O cachorro que não tinha olhos




Silvia Maritani

Estou tentando ser sincera sobre esse texto e o que realmente ocorreu há dias. Acontece que participei de uma oficina de crônicas, e uma das atividades seria escrever uma crônica sobre um personagem do cotidiano. Muito fácil, eu já tinha pronto, a história do Otávio, morador de rua que eu vira em um bar chamado Bico Doce, que fica na avenida Conselheiro Nébias. Aconteceu que eu decidi pensar mais sobre isso, porque tinha vontade de escrever algo novo.

Quando estava indo ao trabalho a pé, como todas as manhãs de segunda à sábado, vi uma turma de adultos com seus cachorros.
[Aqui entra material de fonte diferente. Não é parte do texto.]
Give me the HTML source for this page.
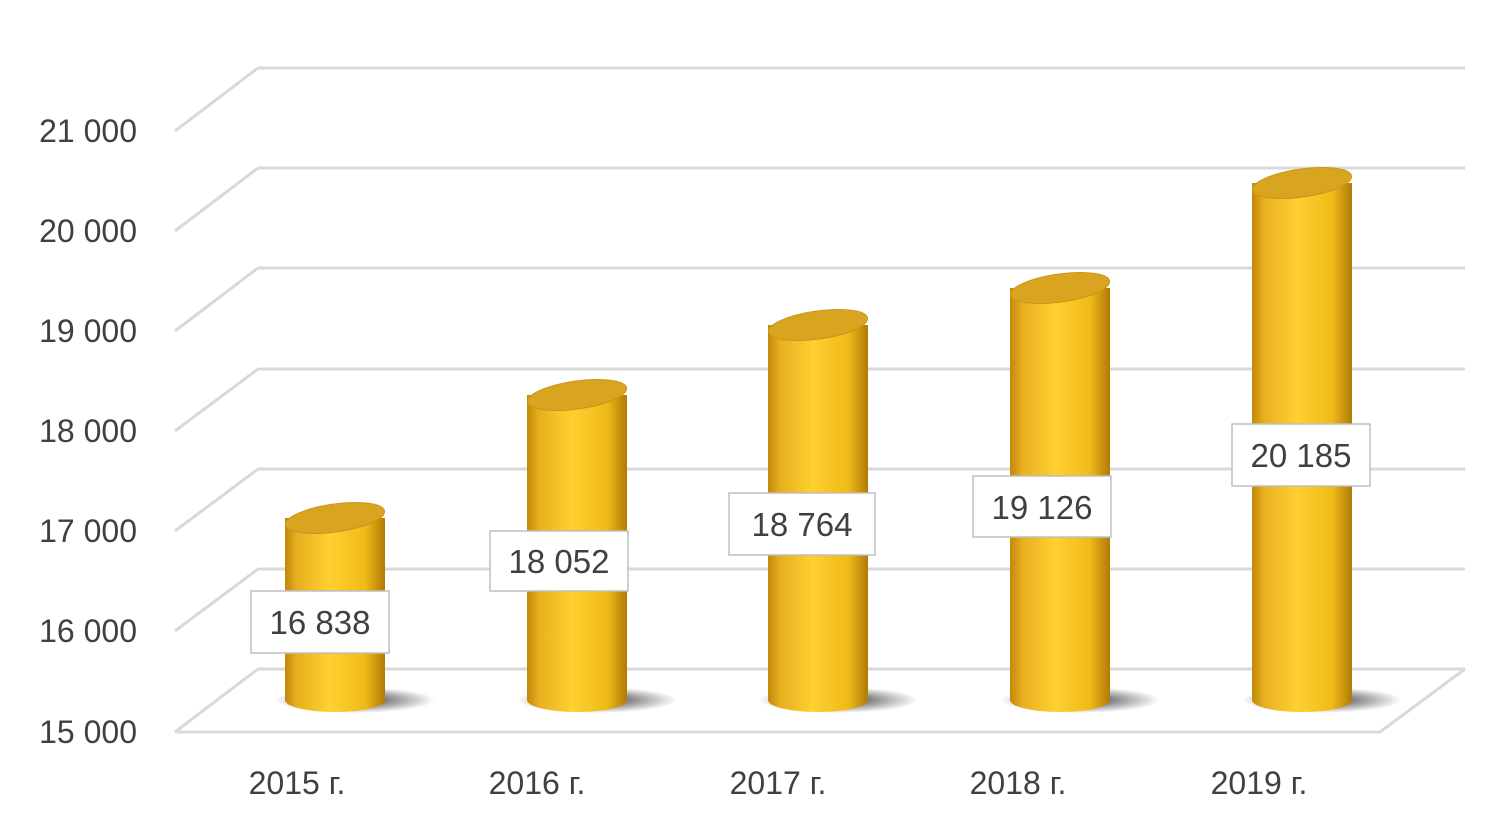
<!DOCTYPE html>
<html><head><meta charset="utf-8"><style>
body{margin:0;background:#fff;width:1500px;height:828px;overflow:hidden}
text{font-family:"Liberation Sans",sans-serif;fill:#404040}
</style></head><body>
<svg width="1500" height="828" viewBox="0 0 1500 828">
<defs>
<linearGradient id="cyl" x1="0" x2="1" y1="0" y2="0">
<stop offset="0" stop-color="#c08808"/><stop offset="0.12" stop-color="#e8b020"/>
<stop offset="0.45" stop-color="#ffd030"/><stop offset="0.8" stop-color="#f0bb18"/>
<stop offset="1" stop-color="#b07a06"/></linearGradient>
<radialGradient id="sh"><stop offset="0" stop-color="#000" stop-opacity="0.8"/><stop offset="1" stop-color="#000" stop-opacity="0"/></radialGradient>
</defs>
<g stroke="#d9d9d9" stroke-width="3" fill="none">
<path d="M258 68H1465M258 168H1465M258 268H1465M258 369H1465M258 469H1465M258 569H1465M258 669H1465"/>
<path d="M175 131L258 68M175 231L258 168M175 331L258 268M175 431L258 369M175 531L258 469M175 631L258 569M175 732L258 669"/>
<path d="M175 732H1380L1465 669"/>
</g>
<g font-size="32" text-anchor="end">
<text x="137" y="142">21 000</text><text x="137" y="242">20 000</text><text x="137" y="342">19 000</text>
<text x="137" y="442">18 000</text><text x="137" y="542">17 000</text><text x="137" y="642">16 000</text><text x="137" y="743">15 000</text>
</g>
<g>
<g>
<ellipse cx="355" cy="700" rx="80" ry="13" fill="url(#sh)"/>
<rect x="285" y="518" width="100" height="182" fill="url(#cyl)"/><ellipse cx="335" cy="700" rx="50" ry="12" fill="url(#cyl)"/>
<ellipse cx="335" cy="518" rx="50" ry="14" fill="#d9a520" stroke="#c8961a" transform="rotate(-8 335 518)"/>
</g>
<g>
<ellipse cx="597" cy="700" rx="80" ry="13" fill="url(#sh)"/>
<rect x="527" y="395" width="100" height="305" fill="url(#cyl)"/><ellipse cx="577" cy="700" rx="50" ry="12" fill="url(#cyl)"/>
<ellipse cx="577" cy="395" rx="50" ry="14" fill="#d9a520" stroke="#c8961a" transform="rotate(-8 577 395)"/>
</g>
<g>
<ellipse cx="838" cy="700" rx="80" ry="13" fill="url(#sh)"/>
<rect x="768" y="325" width="100" height="375" fill="url(#cyl)"/><ellipse cx="818" cy="700" rx="50" ry="12" fill="url(#cyl)"/>
<ellipse cx="818" cy="325" rx="50" ry="14" fill="#d9a520" stroke="#c8961a" transform="rotate(-8 818 325)"/>
</g>
<g>
<ellipse cx="1080" cy="700" rx="80" ry="13" fill="url(#sh)"/>
<rect x="1010" y="288" width="100" height="412" fill="url(#cyl)"/><ellipse cx="1060" cy="700" rx="50" ry="12" fill="url(#cyl)"/>
<ellipse cx="1060" cy="288" rx="50" ry="14" fill="#d9a520" stroke="#c8961a" transform="rotate(-8 1060 288)"/>
</g>
<g>
<ellipse cx="1322" cy="700" rx="80" ry="13" fill="url(#sh)"/>
<rect x="1252" y="183" width="100" height="517" fill="url(#cyl)"/><ellipse cx="1302" cy="700" rx="50" ry="12" fill="url(#cyl)"/>
<ellipse cx="1302" cy="183" rx="50" ry="14" fill="#d9a520" stroke="#c8961a" transform="rotate(-8 1302 183)"/>
</g>
</g>
<g fill="#fff" stroke="#bfbfbf" stroke-width="1.5">
<rect x="251" y="591" width="138" height="62"/><rect x="490" y="531" width="138" height="60"/>
<rect x="729" y="493" width="146" height="62"/><rect x="973" y="476" width="138" height="61"/>
<rect x="1232" y="424" width="138" height="62"/>
</g>
<g font-size="33" text-anchor="middle">
<text x="320" y="634">16 838</text><text x="559" y="573">18 052</text><text x="802" y="536">18 764</text>
<text x="1042" y="519">19 126</text><text x="1301" y="467">20 185</text>
</g>
<g font-size="32" text-anchor="middle">
<text x="297" y="794">2015 г.</text><text x="537" y="794">2016 г.</text><text x="778" y="794">2017 г.</text>
<text x="1018" y="794">2018 г.</text><text x="1259" y="794">2019 г.</text>
</g>
</svg>
</body></html>
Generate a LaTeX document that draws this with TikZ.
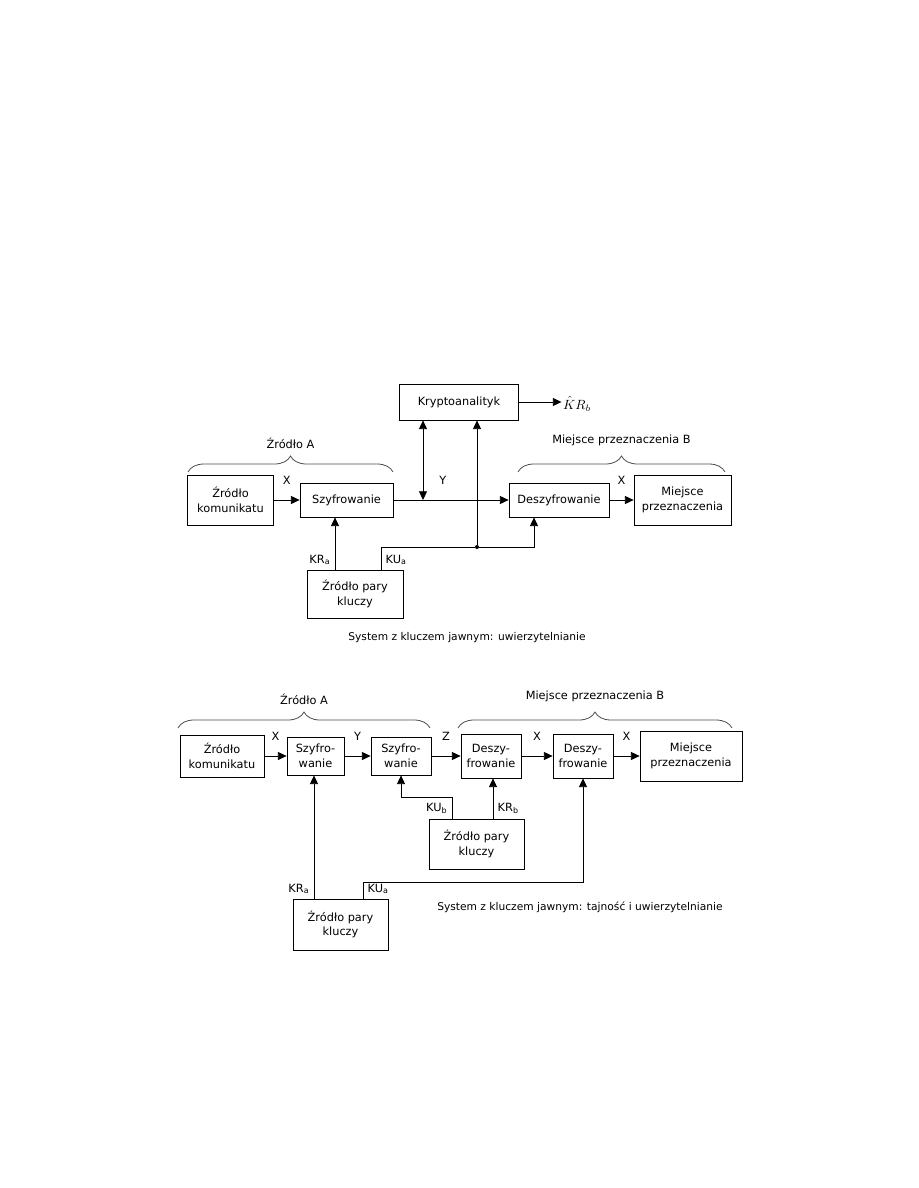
\documentclass[tikz,border=0pt]{standalone}
\usepackage{fontspec}
\setmainfont{DejaVu Sans}
\usepackage{tikz}
\usetikzlibrary{arrows.meta,positioning,calc,decorations.pathreplacing}

\begin{document}
\begin{tikzpicture}[
x=0.75pt,y=-0.75pt,
font=\fontsize{8.5}{11}\selectfont,
box/.style 2 args={draw,line width=0.6pt,align=center,inner sep=0pt,minimum width=#1*0.75pt,minimum height=#2*0.75pt},
arr/.style={-{Triangle[length=6.5pt,width=6pt]},line width=0.6pt},
both/.style={{Triangle[length=6.5pt,width=6pt]}-{Triangle[length=6.5pt,width=6pt]},line width=0.6pt},
brc/.style={decorate,decoration={brace,amplitude=12pt},draw=black!70,line width=0.6pt},
caption/.style={font=\fontsize{8}{10}\selectfont},
dot/.style={circle,fill,inner sep=0pt,minimum size=3pt}
]
\useasboundingbox (0,0) rectangle (918,1188);

% --- uwierzytelnianie
\node[box={119}{36}] (ka) at (459,402) {Kryptoanalityk};
\node[inner sep=1pt] (khat) at (577,404) {\fontsize{10}{12}\selectfont$\hat{K}R_b$};
\node[box={86}{50}] (src) at (230.5,500) {Źródło\\komunikatu};
\node[box={93}{34}] (enc) at (346.5,500) {Szyfrowanie};
\node[box={100}{34}] (dec) at (559,500) {Deszyfrowanie};
\node[box={97}{50}] (dst) at (682.5,500) {Miejsce\\przeznaczenia};
\node[box={96}{48}] (keys) at (355,594) {Źródło pary\\kluczy};
\node[caption] (capA) at (467,638) {System z kluczem jawnym: uwierzytelnianie};
\coordinate (tap) at (423,500);
\node[dot] (fork) at (477,547) {};

\draw[brc] (188,472) -- node[above=14pt]{Źródło A} (393,472);
\draw[brc] (518,472) -- node[above=16pt]{Miejsce przeznaczenia B} (725,472);

\draw[arr] (ka.east) -- (ka.east -| khat.west);
\draw[arr] (src) -- node[above=8pt]{X} (enc);
\draw[arr] (enc) -- node[pos=.43,above=8pt]{Y} (dec);
\draw[arr] (dec) -- node[above=8pt]{X} (dst);
\draw[both] (tap |- ka.south) -- (tap);
\draw[arr] (fork) -- (fork |- ka.south);
\draw[arr] ($(keys.north)+(-20,0)$) coordinate (krA) -- (krA |- enc.south);
\draw[arr] ($(keys.north)+(26,0)$) coordinate (kuA) |- (fork) -| ($(dec.south)+(-25,0)$);
\node[anchor=south east] at (krA) {KR\textsubscript{a}};
\node[anchor=south west] at (kuA) {KU\textsubscript{a}};

% --- tajnosc i uwierzytelnianie
\node[box={84}{42}] (src2) at (222,756) {Źródło\\komunikatu};
\node[box={57}{38}] (enc1) at (315.5,756) {Szyfro-\\wanie};
\node[box={60}{38}] (enc2) at (401,756) {Szyfro-\\wanie};
\node[box={60}{44}] (dec1) at (491,756) {Deszy-\\frowanie};
\node[box={60}{44}] (dec2) at (583,756) {Deszy-\\frowanie};
\node[box={102}{50}] (dst2) at (691,756) {Miejsce\\przeznaczenia};
\node[box={95}{50}] (keysM) at (476.5,844) {Źródło pary\\kluczy};
\node[box={95}{51}] (keysB) at (340.5,924.5) {Źródło pary\\kluczy};
\node[caption] (capB) at (580,907) {System z kluczem jawnym: tajność i uwierzytelnianie};

\draw[brc] (178,728) -- node[above=14pt]{Źródło A} (430,728);
\draw[brc] (458,728) -- node[above=16pt]{Miejsce przeznaczenia B} (732,728);

\draw[arr] (src2) -- node[above=8pt]{X} (enc1);
\draw[arr] (enc1) -- node[above=8pt]{Y} (enc2);
\draw[arr] (enc2) -- node[above=8pt]{Z} (dec1);
\draw[arr] (dec1) -- node[above=8pt]{X} (dec2);
\draw[arr] (dec2) -- node[above=8pt]{X} (dst2);
\draw[arr] ($(keysM.north)+(-24.5,0)$) coordinate (kuM) -- ++(0,-21) -| (enc2.south);
\draw[arr] ($(keysM.north)+(16.5,0)$) coordinate (krM) -- (krM |- dec1.south);
\draw[arr] ($(keysB.north)+(-26.5,0)$) coordinate (krB) -- (krB |- enc1.south);
\draw[arr] ($(keysB.north)+(22.5,0)$) coordinate (kuB) -- ++(0,-16) -| (dec2.south);
\node[anchor=south east] at (kuM) {KU\textsubscript{b}};
\node[anchor=south west] at (krM) {KR\textsubscript{b}};
\node[anchor=south east] at (krB) {KR\textsubscript{a}};
\node[anchor=south west] at (kuB) {KU\textsubscript{a}};
\end{tikzpicture}
\end{document}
Sempre vejo algo assim, a hora da manhã parece ser a melhor para passear com os bichinhos, como também a hora da noite, que é coincidentemente a hora que estou voltando para casa. 

Fosse por um piscar de segundo, eu não teria visto a diferença daquele grupo para todos os outros. Ali, farejando para cima e recebendo carinho de várias pessoas que ele tentava reconhecer pelo olfato, estava um cachorro sem olhos

Suas pálpebras, grudadas umas nas outras, davam a impressão de que ele estava fechando os olhos com força, mas a grande verdade é que lá não havia olhos. E ele era lindo. Pelos dourados, médio porte, uma cara de quem apronta o tempo inteiro, mas não tinha olhos.

Curiosa que sou, fui pesquisar e descobri o nome de uma anomalia genética: anaphtalmia. Animais poderiam nascer sem os olhos. Não pude conter o impulso de pesquisar se em seres humanos isso também poderia ocorrer. 

O cachorro era lindo, mas nunca vi nenhuma pessoa que faltasse os olhos. Me assustei com as imagens que apareceram. Diferente da reação que tive ao cachorrinho, as pessoas sem olhos me causaram incômodo e aflição.

Corri para escrever sobre o fato em que me apeguei: para os seres humanos com anaphtalmia, existe uma operação que se faz ainda bebê, para colocar uma prótese de vidro. Tal prótese teria que ser trocada em dois anos por uma nova. Essa prótese não ajudava a enxergar, era puramente estética. 

Pronto, toda a minha viagem foi reduzida a uma cirurgia invasiva e puramente estética. Criei um texto em que criticava isso. Tentei dizer, deixando na mão do leitor, que os seres humanos precisavam se aceitar mais com suas diferenças, assim como aceitamos os animais e como eles mesmo se aceitam, mas não posso ser hipócrita.